- **To be done**:
Write out the full listing exactly as given, minus the images.

begin Collected material

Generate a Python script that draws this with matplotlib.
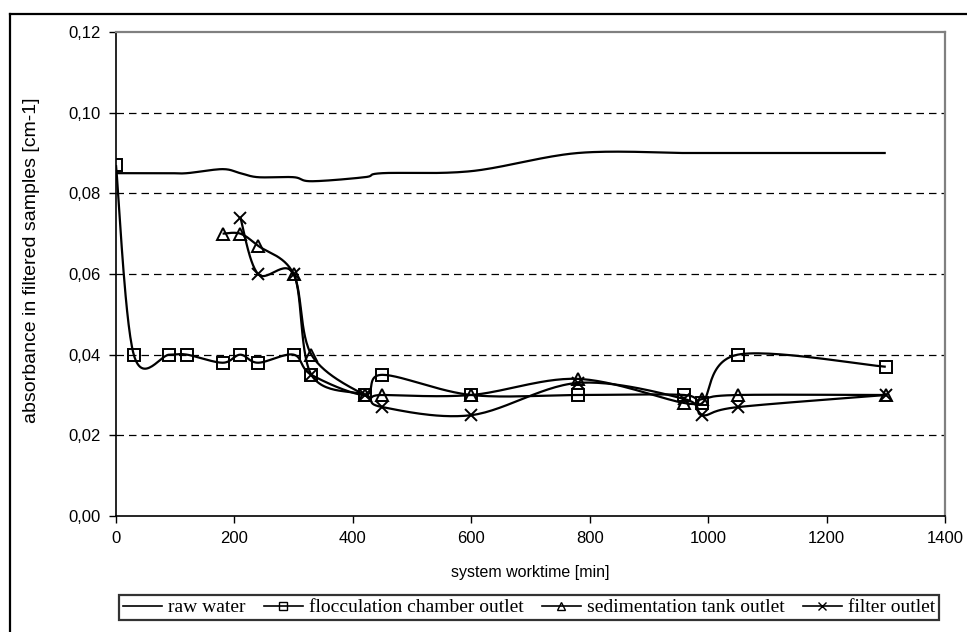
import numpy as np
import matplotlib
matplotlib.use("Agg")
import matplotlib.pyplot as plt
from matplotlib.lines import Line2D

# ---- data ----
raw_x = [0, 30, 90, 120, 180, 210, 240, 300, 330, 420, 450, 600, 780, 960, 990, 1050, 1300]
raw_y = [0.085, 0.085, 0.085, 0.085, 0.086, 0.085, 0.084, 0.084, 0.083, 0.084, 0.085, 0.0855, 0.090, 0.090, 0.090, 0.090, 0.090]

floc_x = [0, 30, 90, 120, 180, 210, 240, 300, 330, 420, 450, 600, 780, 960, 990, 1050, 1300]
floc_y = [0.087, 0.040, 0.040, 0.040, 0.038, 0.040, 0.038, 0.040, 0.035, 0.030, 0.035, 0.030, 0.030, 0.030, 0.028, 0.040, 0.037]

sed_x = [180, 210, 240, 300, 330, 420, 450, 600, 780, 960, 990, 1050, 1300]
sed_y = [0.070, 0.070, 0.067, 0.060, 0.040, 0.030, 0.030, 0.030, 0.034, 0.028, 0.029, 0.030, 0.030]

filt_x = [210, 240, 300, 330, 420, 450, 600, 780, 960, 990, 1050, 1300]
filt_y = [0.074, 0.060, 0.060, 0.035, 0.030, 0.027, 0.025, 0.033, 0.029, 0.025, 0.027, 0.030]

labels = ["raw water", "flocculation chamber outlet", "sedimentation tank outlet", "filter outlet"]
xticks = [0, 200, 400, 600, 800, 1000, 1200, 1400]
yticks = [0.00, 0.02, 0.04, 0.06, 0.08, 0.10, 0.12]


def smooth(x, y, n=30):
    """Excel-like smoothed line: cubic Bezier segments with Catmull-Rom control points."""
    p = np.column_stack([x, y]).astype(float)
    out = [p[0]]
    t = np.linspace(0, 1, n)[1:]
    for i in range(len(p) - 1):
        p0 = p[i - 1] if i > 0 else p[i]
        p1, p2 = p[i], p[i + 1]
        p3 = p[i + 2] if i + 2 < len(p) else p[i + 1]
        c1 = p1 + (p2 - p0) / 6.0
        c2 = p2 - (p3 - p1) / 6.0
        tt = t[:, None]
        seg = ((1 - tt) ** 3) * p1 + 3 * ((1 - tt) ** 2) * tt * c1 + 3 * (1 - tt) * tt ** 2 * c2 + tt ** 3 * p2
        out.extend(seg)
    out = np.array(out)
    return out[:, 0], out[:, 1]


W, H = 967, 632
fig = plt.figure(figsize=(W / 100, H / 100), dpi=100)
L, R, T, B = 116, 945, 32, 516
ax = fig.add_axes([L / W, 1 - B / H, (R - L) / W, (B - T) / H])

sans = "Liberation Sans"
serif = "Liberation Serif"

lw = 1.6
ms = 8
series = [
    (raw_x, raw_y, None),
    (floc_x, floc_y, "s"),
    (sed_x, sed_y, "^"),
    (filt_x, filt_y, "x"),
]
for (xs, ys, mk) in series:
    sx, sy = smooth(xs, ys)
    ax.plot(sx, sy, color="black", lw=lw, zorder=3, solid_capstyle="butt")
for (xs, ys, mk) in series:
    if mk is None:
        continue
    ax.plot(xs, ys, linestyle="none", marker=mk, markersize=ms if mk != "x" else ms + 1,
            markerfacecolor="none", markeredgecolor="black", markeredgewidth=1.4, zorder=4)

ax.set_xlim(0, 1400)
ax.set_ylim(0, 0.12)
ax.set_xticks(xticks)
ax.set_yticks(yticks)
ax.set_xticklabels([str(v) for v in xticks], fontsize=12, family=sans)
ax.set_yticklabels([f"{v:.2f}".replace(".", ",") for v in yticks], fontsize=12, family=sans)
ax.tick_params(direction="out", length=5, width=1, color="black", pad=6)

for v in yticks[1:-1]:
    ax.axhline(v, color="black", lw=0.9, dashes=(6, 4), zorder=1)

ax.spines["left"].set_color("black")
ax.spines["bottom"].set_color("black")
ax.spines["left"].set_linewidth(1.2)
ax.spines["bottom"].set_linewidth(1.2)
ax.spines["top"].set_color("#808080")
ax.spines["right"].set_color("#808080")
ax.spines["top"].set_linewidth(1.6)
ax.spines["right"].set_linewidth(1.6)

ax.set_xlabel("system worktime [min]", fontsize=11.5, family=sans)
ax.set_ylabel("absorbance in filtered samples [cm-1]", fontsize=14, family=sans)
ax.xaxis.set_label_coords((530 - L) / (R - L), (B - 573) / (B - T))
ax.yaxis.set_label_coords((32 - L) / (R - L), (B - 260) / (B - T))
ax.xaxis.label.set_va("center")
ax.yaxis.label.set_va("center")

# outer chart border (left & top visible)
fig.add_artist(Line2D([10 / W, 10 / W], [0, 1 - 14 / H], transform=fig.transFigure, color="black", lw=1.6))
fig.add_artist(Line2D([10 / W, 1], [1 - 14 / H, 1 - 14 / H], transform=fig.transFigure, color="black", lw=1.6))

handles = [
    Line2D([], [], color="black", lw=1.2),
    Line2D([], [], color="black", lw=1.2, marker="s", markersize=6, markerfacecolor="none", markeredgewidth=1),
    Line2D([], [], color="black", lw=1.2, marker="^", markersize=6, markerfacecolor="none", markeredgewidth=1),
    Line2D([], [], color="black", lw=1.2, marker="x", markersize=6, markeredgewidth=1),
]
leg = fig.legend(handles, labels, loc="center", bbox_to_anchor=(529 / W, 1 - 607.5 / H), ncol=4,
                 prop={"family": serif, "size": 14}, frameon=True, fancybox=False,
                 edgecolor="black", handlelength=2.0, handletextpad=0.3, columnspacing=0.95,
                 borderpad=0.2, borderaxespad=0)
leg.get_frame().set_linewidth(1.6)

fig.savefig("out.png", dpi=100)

end Collected material

- **Written solution**:
Generate a Python script that draws this with matplotlib.
import numpy as np
import matplotlib
matplotlib.use("Agg")
import matplotlib.pyplot as plt
from matplotlib.lines import Line2D

# ---- data ----
raw_x = [0, 30, 90, 120, 180, 210, 240, 300, 330, 420, 450, 600, 780, 960, 990, 1050, 1300]
raw_y = [0.085, 0.085, 0.085, 0.085, 0.086, 0.085, 0.084, 0.084, 0.083, 0.084, 0.085, 0.0855, 0.090, 0.090, 0.090, 0.090, 0.090]

floc_x = [0, 30, 90, 120, 180, 210, 240, 300, 330, 420, 450, 600, 780, 960, 990, 1050, 1300]
floc_y = [0.087, 0.040, 0.040, 0.040, 0.038, 0.040, 0.038, 0.040, 0.035, 0.030, 0.035, 0.030, 0.030, 0.030, 0.028, 0.040, 0.037]

sed_x = [180, 210, 240, 300, 330, 420, 450, 600, 780, 960, 990, 1050, 1300]
sed_y = [0.070, 0.070, 0.067, 0.060, 0.040, 0.030, 0.030, 0.030, 0.034, 0.028, 0.029, 0.030, 0.030]

filt_x = [210, 240, 300, 330, 420, 450, 600, 780, 960, 990, 1050, 1300]
filt_y = [0.074, 0.060, 0.060, 0.035, 0.030, 0.027, 0.025, 0.033, 0.029, 0.025, 0.027, 0.030]

labels = ["raw water", "flocculation chamber outlet", "sedimentation tank outlet", "filter outlet"]
xticks = [0, 200, 400, 600, 800, 1000, 1200, 1400]
yticks = [0.00, 0.02, 0.04, 0.06, 0.08, 0.10, 0.12]


def smooth(x, y, n=30):
    """Excel-like smoothed line: cubic Bezier segments with Catmull-Rom control points."""
    p = np.column_stack([x, y]).astype(float)
    out = [p[0]]
    t = np.linspace(0, 1, n)[1:]
    for i in range(len(p) - 1):
        p0 = p[i - 1] if i > 0 else p[i]
        p1, p2 = p[i], p[i + 1]
        p3 = p[i + 2] if i + 2 < len(p) else p[i + 1]
        c1 = p1 + (p2 - p0) / 6.0
        c2 = p2 - (p3 - p1) / 6.0
        tt = t[:, None]
        seg = ((1 - tt) ** 3) * p1 + 3 * ((1 - tt) ** 2) * tt * c1 + 3 * (1 - tt) * tt ** 2 * c2 + tt ** 3 * p2
        out.extend(seg)
    out = np.array(out)
    return out[:, 0], out[:, 1]


W, H = 967, 632
fig = plt.figure(figsize=(W / 100, H / 100), dpi=100)
L, R, T, B = 116, 945, 32, 516
ax = fig.add_axes([L / W, 1 - B / H, (R - L) / W, (B - T) / H])

sans = "Liberation Sans"
serif = "Liberation Serif"

lw = 1.6
ms = 8
series = [
    (raw_x, raw_y, None),
    (floc_x, floc_y, "s"),
    (sed_x, sed_y, "^"),
    (filt_x, filt_y, "x"),
]
for (xs, ys, mk) in series:
    sx, sy = smooth(xs, ys)
    ax.plot(sx, sy, color="black", lw=lw, zorder=3, solid_capstyle="butt")
for (xs, ys, mk) in series:
    if mk is None:
        continue
    ax.plot(xs, ys, linestyle="none", marker=mk, markersize=ms if mk != "x" else ms + 1,
            markerfacecolor="none", markeredgecolor="black", markeredgewidth=1.4, zorder=4)

ax.set_xlim(0, 1400)
ax.set_ylim(0, 0.12)
ax.set_xticks(xticks)
ax.set_yticks(yticks)
ax.set_xticklabels([str(v) for v in xticks], fontsize=12, family=sans)
ax.set_yticklabels([f"{v:.2f}".replace(".", ",") for v in yticks], fontsize=12, family=sans)
ax.tick_params(direction="out", length=5, width=1, color="black", pad=6)

for v in yticks[1:-1]:
    ax.axhline(v, color="black", lw=0.9, dashes=(6, 4), zorder=1)

ax.spines["left"].set_color("black")
ax.spines["bottom"].set_color("black")
ax.spines["left"].set_linewidth(1.2)
ax.spines["bottom"].set_linewidth(1.2)
ax.spines["top"].set_color("#808080")
ax.spines["right"].set_color("#808080")
ax.spines["top"].set_linewidth(1.6)
ax.spines["right"].set_linewidth(1.6)

ax.set_xlabel("system worktime [min]", fontsize=11.5, family=sans)
ax.set_ylabel("absorbance in filtered samples [cm-1]", fontsize=14, family=sans)
ax.xaxis.set_label_coords((530 - L) / (R - L), (B - 573) / (B - T))
ax.yaxis.set_label_coords((32 - L) / (R - L), (B - 260) / (B - T))
ax.xaxis.label.set_va("center")
ax.yaxis.label.set_va("center")

# outer chart border (left & top visible)
fig.add_artist(Line2D([10 / W, 10 / W], [0, 1 - 14 / H], transform=fig.transFigure, color="black", lw=1.6))
fig.add_artist(Line2D([10 / W, 1], [1 - 14 / H, 1 - 14 / H], transform=fig.transFigure, color="black", lw=1.6))

handles = [
    Line2D([], [], color="black", lw=1.2),
    Line2D([], [], color="black", lw=1.2, marker="s", markersize=6, markerfacecolor="none", markeredgewidth=1),
    Line2D([], [], color="black", lw=1.2, marker="^", markersize=6, markerfacecolor="none", markeredgewidth=1),
    Line2D([], [], color="black", lw=1.2, marker="x", markersize=6, markeredgewidth=1),
]
leg = fig.legend(handles, labels, loc="center", bbox_to_anchor=(529 / W, 1 - 607.5 / H), ncol=4,
                 prop={"family": serif, "size": 14}, frameon=True, fancybox=False,
                 edgecolor="black", handlelength=2.0, handletextpad=0.3, columnspacing=0.95,
                 borderpad=0.2, borderaxespad=0)
leg.get_frame().set_linewidth(1.6)

fig.savefig("out.png", dpi=100)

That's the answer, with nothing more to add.